*What is being asked*: Restate every line of the material, word for word.

:: The records ::

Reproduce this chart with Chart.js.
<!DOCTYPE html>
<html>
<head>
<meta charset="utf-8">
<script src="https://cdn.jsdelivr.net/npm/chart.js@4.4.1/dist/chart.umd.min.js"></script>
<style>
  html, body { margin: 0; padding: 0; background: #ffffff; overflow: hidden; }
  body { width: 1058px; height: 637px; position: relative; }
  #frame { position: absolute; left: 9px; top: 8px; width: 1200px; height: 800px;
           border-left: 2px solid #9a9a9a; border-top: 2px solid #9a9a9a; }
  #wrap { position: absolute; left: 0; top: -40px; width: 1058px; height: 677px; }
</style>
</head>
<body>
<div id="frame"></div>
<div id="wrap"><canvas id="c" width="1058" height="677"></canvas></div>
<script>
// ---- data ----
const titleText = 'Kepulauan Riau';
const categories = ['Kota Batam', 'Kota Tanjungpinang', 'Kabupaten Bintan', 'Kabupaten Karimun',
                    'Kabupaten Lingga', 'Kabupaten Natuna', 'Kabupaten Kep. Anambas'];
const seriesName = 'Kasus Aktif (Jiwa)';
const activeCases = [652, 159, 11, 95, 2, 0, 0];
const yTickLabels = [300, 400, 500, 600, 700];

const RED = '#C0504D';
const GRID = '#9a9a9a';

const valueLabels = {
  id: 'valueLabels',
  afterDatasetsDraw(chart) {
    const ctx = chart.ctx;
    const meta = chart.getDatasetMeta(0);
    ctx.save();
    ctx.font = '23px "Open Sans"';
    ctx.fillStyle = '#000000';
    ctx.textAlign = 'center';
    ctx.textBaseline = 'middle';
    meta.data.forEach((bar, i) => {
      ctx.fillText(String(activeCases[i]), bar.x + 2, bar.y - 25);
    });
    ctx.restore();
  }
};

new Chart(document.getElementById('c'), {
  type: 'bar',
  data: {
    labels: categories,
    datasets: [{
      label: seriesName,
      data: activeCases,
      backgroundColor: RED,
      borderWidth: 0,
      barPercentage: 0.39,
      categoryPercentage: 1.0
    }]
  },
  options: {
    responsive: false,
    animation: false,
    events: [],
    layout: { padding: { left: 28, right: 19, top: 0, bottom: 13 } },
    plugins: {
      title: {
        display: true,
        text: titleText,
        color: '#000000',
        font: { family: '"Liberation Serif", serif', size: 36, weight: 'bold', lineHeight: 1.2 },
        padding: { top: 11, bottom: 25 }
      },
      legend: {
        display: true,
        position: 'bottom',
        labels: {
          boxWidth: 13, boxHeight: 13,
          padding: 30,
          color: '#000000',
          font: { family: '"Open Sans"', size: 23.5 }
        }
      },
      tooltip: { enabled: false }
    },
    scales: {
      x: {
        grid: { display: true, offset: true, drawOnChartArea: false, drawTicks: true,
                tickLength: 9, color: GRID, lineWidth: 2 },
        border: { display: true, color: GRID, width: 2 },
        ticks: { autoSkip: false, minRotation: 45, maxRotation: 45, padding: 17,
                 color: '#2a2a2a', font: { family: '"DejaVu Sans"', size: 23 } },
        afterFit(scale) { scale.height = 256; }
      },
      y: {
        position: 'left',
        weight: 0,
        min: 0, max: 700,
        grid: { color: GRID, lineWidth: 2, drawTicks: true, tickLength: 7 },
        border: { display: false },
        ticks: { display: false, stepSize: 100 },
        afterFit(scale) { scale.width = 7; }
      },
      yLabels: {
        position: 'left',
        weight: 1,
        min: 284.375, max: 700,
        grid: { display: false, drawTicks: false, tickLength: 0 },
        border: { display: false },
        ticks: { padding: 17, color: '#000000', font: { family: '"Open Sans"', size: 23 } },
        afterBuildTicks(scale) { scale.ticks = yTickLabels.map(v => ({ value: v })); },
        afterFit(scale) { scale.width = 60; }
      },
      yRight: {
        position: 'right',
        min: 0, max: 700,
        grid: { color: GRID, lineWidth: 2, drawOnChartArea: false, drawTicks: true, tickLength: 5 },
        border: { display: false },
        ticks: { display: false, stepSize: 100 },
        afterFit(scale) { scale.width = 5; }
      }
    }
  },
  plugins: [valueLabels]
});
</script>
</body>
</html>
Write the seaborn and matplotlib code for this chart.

:::

*Output of the task*:
Reproduce this chart with Chart.js.
<!DOCTYPE html>
<html>
<head>
<meta charset="utf-8">
<script src="https://cdn.jsdelivr.net/npm/chart.js@4.4.1/dist/chart.umd.min.js"></script>
<style>
  html, body { margin: 0; padding: 0; background: #ffffff; overflow: hidden; }
  body { width: 1058px; height: 637px; position: relative; }
  #frame { position: absolute; left: 9px; top: 8px; width: 1200px; height: 800px;
           border-left: 2px solid #9a9a9a; border-top: 2px solid #9a9a9a; }
  #wrap { position: absolute; left: 0; top: -40px; width: 1058px; height: 677px; }
</style>
</head>
<body>
<div id="frame"></div>
<div id="wrap"><canvas id="c" width="1058" height="677"></canvas></div>
<script>
// ---- data ----
const titleText = 'Kepulauan Riau';
const categories = ['Kota Batam', 'Kota Tanjungpinang', 'Kabupaten Bintan', 'Kabupaten Karimun',
                    'Kabupaten Lingga', 'Kabupaten Natuna', 'Kabupaten Kep. Anambas'];
const seriesName = 'Kasus Aktif (Jiwa)';
const activeCases = [652, 159, 11, 95, 2, 0, 0];
const yTickLabels = [300, 400, 500, 600, 700];

const RED = '#C0504D';
const GRID = '#9a9a9a';

const valueLabels = {
  id: 'valueLabels',
  afterDatasetsDraw(chart) {
    const ctx = chart.ctx;
    const meta = chart.getDatasetMeta(0);
    ctx.save();
    ctx.font = '23px "Open Sans"';
    ctx.fillStyle = '#000000';
    ctx.textAlign = 'center';
    ctx.textBaseline = 'middle';
    meta.data.forEach((bar, i) => {
      ctx.fillText(String(activeCases[i]), bar.x + 2, bar.y - 25);
    });
    ctx.restore();
  }
};

new Chart(document.getElementById('c'), {
  type: 'bar',
  data: {
    labels: categories,
    datasets: [{
      label: seriesName,
      data: activeCases,
      backgroundColor: RED,
      borderWidth: 0,
      barPercentage: 0.39,
      categoryPercentage: 1.0
    }]
  },
  options: {
    responsive: false,
    animation: false,
    events: [],
    layout: { padding: { left: 28, right: 19, top: 0, bottom: 13 } },
    plugins: {
      title: {
        display: true,
        text: titleText,
        color: '#000000',
        font: { family: '"Liberation Serif", serif', size: 36, weight: 'bold', lineHeight: 1.2 },
        padding: { top: 11, bottom: 25 }
      },
      legend: {
        display: true,
        position: 'bottom',
        labels: {
          boxWidth: 13, boxHeight: 13,
          padding: 30,
          color: '#000000',
          font: { family: '"Open Sans"', size: 23.5 }
        }
      },
      tooltip: { enabled: false }
    },
    scales: {
      x: {
        grid: { display: true, offset: true, drawOnChartArea: false, drawTicks: true,
                tickLength: 9, color: GRID, lineWidth: 2 },
        border: { display: true, color: GRID, width: 2 },
        ticks: { autoSkip: false, minRotation: 45, maxRotation: 45, padding: 17,
                 color: '#2a2a2a', font: { family: '"DejaVu Sans"', size: 23 } },
        afterFit(scale) { scale.height = 256; }
      },
      y: {
        position: 'left',
        weight: 0,
        min: 0, max: 700,
        grid: { color: GRID, lineWidth: 2, drawTicks: true, tickLength: 7 },
        border: { display: false },
        ticks: { display: false, stepSize: 100 },
        afterFit(scale) { scale.width = 7; }
      },
      yLabels: {
        position: 'left',
        weight: 1,
        min: 284.375, max: 700,
        grid: { display: false, drawTicks: false, tickLength: 0 },
        border: { display: false },
        ticks: { padding: 17, color: '#000000', font: { family: '"Open Sans"', size: 23 } },
        afterBuildTicks(scale) { scale.ticks = yTickLabels.map(v => ({ value: v })); },
        afterFit(scale) { scale.width = 60; }
      },
      yRight: {
        position: 'right',
        min: 0, max: 700,
        grid: { color: GRID, lineWidth: 2, drawOnChartArea: false, drawTicks: true, tickLength: 5 },
        border: { display: false },
        ticks: { display: false, stepSize: 100 },
        afterFit(scale) { scale.width = 5; }
      }
    }
  },
  plugins: [valueLabels]
});
</script>
</body>
</html>
Write the seaborn and matplotlib code for this chart.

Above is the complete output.